> **Raw records**:

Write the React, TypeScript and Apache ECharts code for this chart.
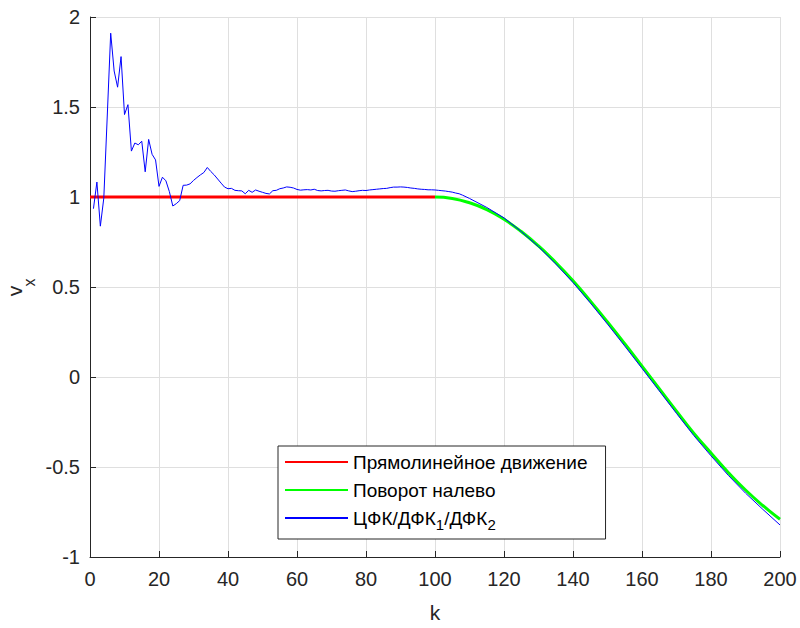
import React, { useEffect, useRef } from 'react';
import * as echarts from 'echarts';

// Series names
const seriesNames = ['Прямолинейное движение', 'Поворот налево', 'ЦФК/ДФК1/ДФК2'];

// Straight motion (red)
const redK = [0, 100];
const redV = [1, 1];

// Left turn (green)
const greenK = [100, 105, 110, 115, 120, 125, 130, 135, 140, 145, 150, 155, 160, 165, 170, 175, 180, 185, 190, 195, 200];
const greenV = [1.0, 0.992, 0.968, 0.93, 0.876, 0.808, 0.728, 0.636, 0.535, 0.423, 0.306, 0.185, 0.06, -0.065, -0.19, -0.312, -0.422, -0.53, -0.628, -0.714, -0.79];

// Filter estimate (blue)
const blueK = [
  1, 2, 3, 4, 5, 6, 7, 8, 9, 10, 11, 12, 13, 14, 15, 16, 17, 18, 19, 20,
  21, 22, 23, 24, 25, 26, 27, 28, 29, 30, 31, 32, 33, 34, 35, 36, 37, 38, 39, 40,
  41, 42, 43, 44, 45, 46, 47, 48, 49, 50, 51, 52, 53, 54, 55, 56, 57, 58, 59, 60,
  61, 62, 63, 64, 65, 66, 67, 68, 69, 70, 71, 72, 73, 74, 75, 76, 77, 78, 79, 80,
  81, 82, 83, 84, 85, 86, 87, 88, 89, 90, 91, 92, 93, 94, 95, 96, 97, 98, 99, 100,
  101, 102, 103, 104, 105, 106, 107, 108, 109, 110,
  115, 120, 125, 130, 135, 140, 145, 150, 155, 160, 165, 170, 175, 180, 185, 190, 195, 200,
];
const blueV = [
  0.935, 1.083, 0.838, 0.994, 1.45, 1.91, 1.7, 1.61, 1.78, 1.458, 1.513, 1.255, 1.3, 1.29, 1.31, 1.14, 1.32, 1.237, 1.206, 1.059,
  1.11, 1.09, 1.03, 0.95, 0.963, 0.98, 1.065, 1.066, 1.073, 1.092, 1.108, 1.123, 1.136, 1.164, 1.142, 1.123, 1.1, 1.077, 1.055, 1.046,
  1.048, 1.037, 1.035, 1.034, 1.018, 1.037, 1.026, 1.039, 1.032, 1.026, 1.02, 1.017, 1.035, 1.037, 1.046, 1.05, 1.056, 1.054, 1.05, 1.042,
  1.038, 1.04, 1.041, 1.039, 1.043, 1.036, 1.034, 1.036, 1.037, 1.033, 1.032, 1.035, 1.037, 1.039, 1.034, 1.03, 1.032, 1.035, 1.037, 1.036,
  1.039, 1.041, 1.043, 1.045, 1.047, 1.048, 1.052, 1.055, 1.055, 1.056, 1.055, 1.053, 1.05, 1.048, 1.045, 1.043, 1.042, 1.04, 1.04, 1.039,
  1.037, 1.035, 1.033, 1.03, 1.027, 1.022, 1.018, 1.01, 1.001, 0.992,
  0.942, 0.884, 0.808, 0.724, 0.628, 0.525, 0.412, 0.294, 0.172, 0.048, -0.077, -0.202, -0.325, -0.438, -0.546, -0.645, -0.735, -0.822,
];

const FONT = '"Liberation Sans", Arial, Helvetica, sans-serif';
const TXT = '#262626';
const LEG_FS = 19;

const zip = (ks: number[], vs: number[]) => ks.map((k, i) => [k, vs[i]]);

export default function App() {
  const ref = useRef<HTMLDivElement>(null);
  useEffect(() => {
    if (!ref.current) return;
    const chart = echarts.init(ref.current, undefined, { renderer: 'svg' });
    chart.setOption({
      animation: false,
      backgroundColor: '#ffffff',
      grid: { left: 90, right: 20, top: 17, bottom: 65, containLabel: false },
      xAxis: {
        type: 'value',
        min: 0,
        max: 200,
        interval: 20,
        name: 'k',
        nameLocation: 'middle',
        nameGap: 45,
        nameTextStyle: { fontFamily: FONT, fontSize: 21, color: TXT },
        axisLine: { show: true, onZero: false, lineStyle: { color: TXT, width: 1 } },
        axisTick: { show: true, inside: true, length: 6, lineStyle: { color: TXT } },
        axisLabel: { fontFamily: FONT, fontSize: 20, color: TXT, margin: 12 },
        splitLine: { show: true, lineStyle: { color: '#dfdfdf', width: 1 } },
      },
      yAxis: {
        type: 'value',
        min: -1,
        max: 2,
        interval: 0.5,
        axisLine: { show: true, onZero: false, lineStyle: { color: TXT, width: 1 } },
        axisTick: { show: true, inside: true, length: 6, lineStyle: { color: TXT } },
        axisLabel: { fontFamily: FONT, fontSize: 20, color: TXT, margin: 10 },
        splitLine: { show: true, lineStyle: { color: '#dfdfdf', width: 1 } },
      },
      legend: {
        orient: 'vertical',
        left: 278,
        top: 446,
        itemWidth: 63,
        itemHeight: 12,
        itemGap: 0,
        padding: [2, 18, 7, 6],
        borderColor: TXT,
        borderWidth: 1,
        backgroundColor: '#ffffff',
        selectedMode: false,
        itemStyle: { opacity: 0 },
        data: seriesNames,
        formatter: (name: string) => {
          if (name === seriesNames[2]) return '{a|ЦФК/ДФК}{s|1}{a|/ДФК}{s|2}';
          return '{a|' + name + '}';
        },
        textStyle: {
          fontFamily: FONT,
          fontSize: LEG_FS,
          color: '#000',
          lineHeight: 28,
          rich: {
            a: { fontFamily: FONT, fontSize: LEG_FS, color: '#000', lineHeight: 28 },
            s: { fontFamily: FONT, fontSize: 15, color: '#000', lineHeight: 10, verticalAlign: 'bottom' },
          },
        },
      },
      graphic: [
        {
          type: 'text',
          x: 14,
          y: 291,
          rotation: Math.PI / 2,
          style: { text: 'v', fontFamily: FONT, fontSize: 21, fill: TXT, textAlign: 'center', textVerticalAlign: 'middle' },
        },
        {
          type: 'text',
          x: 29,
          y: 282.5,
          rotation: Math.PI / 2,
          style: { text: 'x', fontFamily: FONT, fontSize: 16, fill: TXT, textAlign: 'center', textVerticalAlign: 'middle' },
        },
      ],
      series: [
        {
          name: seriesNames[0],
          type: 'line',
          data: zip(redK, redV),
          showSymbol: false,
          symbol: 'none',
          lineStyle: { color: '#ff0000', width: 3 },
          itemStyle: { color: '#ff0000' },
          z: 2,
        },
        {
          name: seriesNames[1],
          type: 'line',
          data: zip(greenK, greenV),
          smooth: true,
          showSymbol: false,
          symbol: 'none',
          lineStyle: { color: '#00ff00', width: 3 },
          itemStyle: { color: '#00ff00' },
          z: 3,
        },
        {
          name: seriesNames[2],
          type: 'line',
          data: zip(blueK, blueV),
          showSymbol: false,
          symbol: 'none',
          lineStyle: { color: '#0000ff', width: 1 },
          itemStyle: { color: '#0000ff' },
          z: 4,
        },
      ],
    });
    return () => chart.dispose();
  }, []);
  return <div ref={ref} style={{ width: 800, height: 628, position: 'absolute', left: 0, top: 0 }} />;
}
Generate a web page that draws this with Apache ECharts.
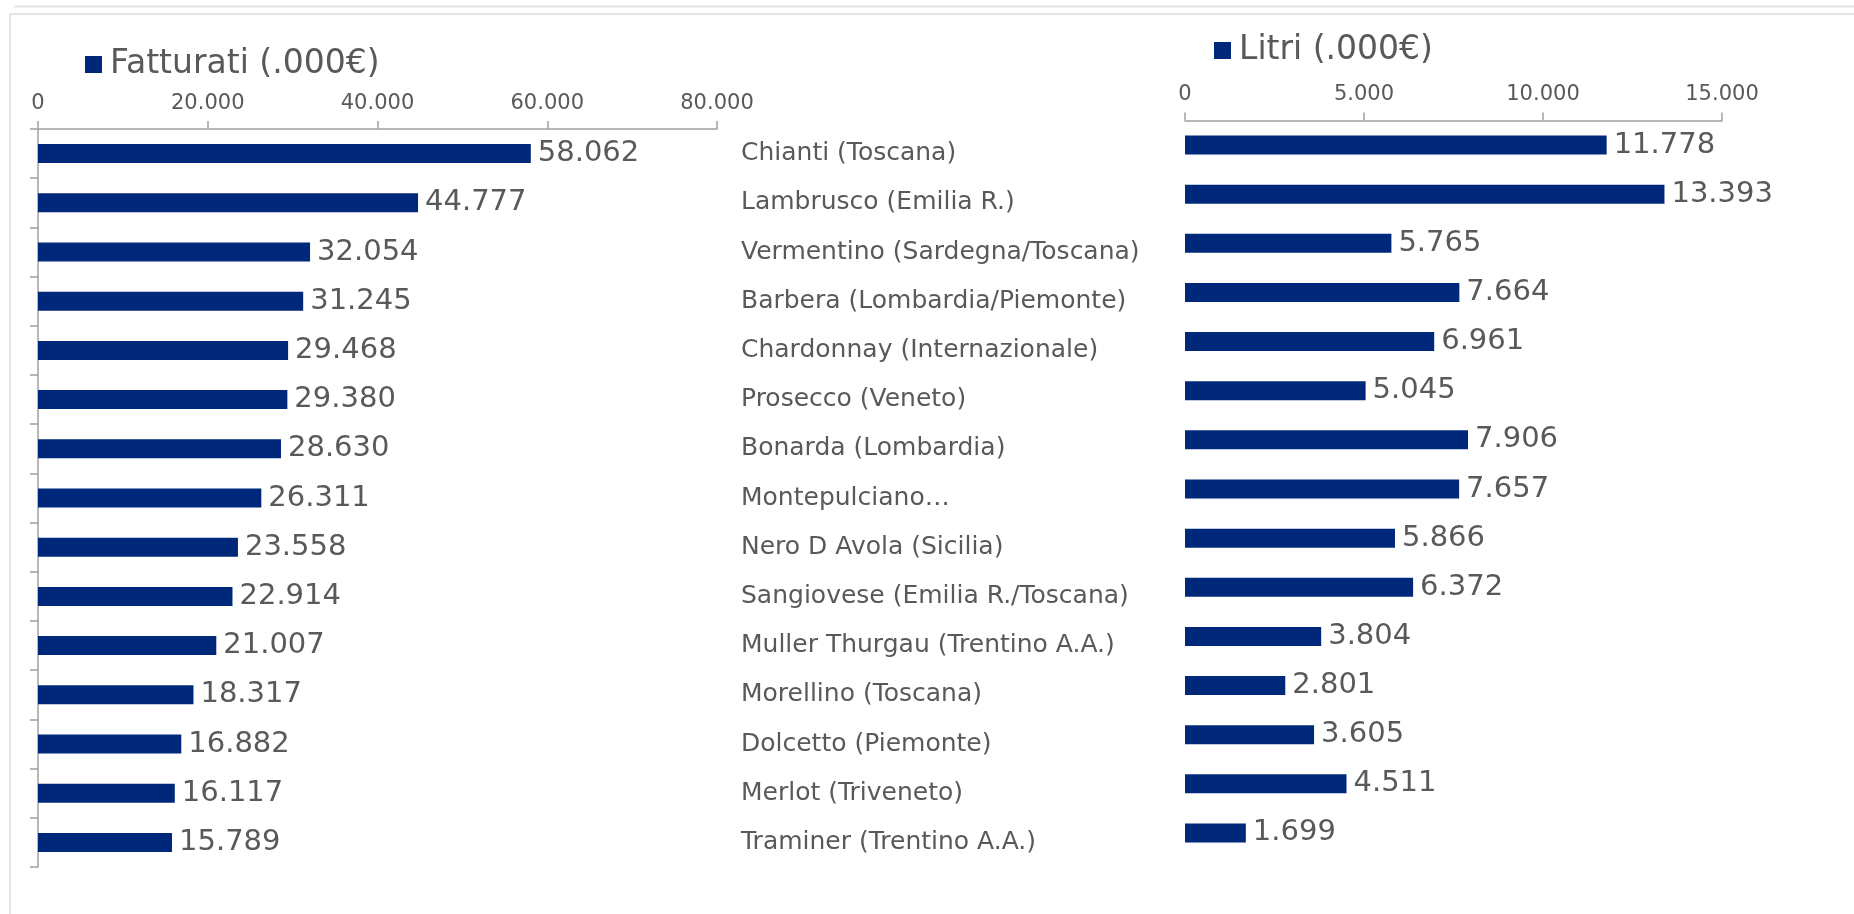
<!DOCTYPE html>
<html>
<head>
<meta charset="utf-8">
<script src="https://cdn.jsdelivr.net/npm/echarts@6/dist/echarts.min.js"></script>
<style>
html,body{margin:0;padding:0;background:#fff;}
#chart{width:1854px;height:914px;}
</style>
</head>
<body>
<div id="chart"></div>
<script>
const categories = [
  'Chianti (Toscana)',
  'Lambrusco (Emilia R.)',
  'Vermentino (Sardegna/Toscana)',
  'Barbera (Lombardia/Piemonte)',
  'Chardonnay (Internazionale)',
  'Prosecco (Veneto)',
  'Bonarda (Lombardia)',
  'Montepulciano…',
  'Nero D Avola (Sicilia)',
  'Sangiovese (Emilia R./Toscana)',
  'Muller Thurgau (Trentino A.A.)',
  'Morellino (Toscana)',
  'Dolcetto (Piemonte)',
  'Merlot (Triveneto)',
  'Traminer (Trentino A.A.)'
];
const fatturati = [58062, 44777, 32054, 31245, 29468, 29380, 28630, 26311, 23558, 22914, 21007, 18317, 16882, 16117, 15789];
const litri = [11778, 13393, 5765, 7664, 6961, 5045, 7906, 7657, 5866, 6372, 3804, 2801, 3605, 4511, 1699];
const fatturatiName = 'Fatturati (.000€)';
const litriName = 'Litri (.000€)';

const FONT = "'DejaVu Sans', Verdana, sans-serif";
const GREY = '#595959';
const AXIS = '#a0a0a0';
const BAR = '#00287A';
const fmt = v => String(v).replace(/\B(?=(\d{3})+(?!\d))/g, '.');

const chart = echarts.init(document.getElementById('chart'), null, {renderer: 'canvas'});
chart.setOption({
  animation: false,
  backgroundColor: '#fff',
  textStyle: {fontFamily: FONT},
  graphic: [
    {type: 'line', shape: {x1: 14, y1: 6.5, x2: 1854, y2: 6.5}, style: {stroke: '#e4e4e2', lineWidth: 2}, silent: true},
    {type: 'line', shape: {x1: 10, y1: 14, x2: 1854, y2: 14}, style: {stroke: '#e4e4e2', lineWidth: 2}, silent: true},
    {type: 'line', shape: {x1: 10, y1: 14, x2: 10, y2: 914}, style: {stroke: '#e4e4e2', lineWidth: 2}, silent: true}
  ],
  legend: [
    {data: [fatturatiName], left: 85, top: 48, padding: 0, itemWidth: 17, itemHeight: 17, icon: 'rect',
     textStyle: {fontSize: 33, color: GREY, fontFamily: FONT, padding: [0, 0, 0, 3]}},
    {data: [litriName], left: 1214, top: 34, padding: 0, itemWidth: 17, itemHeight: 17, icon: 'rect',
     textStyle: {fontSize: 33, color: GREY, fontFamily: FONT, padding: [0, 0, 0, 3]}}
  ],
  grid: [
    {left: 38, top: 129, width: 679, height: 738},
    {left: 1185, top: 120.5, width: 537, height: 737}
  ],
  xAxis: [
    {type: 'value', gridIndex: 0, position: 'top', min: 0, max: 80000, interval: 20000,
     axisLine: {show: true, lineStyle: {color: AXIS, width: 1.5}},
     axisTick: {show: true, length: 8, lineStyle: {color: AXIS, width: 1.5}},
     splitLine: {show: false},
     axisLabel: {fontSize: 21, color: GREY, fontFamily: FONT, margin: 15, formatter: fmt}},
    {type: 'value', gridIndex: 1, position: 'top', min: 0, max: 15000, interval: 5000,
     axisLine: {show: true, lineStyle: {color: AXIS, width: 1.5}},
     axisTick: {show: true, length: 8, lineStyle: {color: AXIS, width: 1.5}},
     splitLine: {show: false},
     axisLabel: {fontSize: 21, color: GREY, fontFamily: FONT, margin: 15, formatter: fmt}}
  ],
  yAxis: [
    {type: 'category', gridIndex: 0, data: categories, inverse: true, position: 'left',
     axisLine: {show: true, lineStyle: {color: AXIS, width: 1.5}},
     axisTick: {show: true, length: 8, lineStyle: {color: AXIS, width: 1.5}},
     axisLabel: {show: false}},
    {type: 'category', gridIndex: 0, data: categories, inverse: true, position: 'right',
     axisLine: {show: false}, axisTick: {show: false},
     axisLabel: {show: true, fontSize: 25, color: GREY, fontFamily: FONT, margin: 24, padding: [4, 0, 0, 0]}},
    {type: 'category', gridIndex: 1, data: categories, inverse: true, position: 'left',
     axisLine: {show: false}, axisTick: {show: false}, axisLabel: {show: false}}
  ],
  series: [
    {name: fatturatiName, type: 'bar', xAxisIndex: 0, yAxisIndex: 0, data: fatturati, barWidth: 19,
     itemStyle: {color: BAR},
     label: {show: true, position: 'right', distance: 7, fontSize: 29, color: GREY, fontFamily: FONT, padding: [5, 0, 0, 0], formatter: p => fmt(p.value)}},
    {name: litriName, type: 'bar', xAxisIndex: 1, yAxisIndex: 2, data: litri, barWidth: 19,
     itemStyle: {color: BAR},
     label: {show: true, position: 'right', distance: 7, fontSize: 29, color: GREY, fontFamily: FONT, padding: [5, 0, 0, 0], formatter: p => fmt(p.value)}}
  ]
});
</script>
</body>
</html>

> **Written exercise**: Pictures excluded, repeat exactly the lines from the top of the material through the line with "-0.628, -0.714, -0.79];", including both of those lines.

> **Problem solution**:
Write the React, TypeScript and Apache ECharts code for this chart.
import React, { useEffect, useRef } from 'react';
import * as echarts from 'echarts';

// Series names
const seriesNames = ['Прямолинейное движение', 'Поворот налево', 'ЦФК/ДФК1/ДФК2'];

// Straight motion (red)
const redK = [0, 100];
const redV = [1, 1];

// Left turn (green)
const greenK = [100, 105, 110, 115, 120, 125, 130, 135, 140, 145, 150, 155, 160, 165, 170, 175, 180, 185, 190, 195, 200];
const greenV = [1.0, 0.992, 0.968, 0.93, 0.876, 0.808, 0.728, 0.636, 0.535, 0.423, 0.306, 0.185, 0.06, -0.065, -0.19, -0.312, -0.422, -0.53, -0.628, -0.714, -0.79];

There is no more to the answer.